Message inaugural

Un ami m’a envoyé il y a quelques jours un hoax décrivant un moyen supposé de faire baisser le prix du carburant. Une recherche rapide avec google m’a conduit à constater que le hoax en question avait été largement diffusé. Il semble même en fait qu’il circule depuis plus d’un an, mais que les dernières hausses pétrolières ont récemment accéléré sa diffusion.  On peut trouver ici une version de ce message.
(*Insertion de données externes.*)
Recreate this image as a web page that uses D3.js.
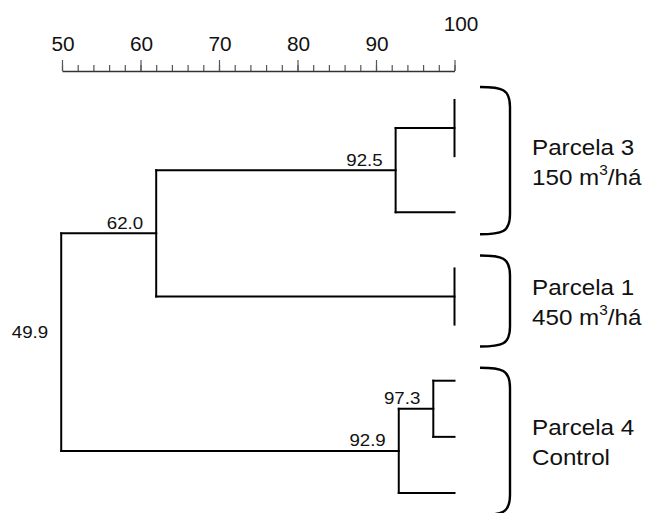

L’idée est la suivante : le prix du carburant monte, c’est intolérable. Il faut donc faire pression sur les producteurs. Mais ne pas consommer de carburant, c’est dur; la solution consiste donc à ne plus acheter d’essence dans les stations-service SHELL et ESSO. (au passage on nous dit que ces deux “compagnies américaines” aujourd’hui n’en font plus qu’une, ce qui est doublement faux : Royal Dutch Shell est une compagnie anglo-néerlandaise et n’est pas en voie de fusionner avec Exxon. Mais un peu de complot du grand capital américain fait sans doute bien dans le tableau). Si le boycott fonctionne, ces deux compagnies seraient obligées de baisser leurs prix; les autres distributeurs seraient alors obligés d’en faire autant, et le consommateur heureux pourrait bénéficier de carburant à 50 centimes d’euro (sic).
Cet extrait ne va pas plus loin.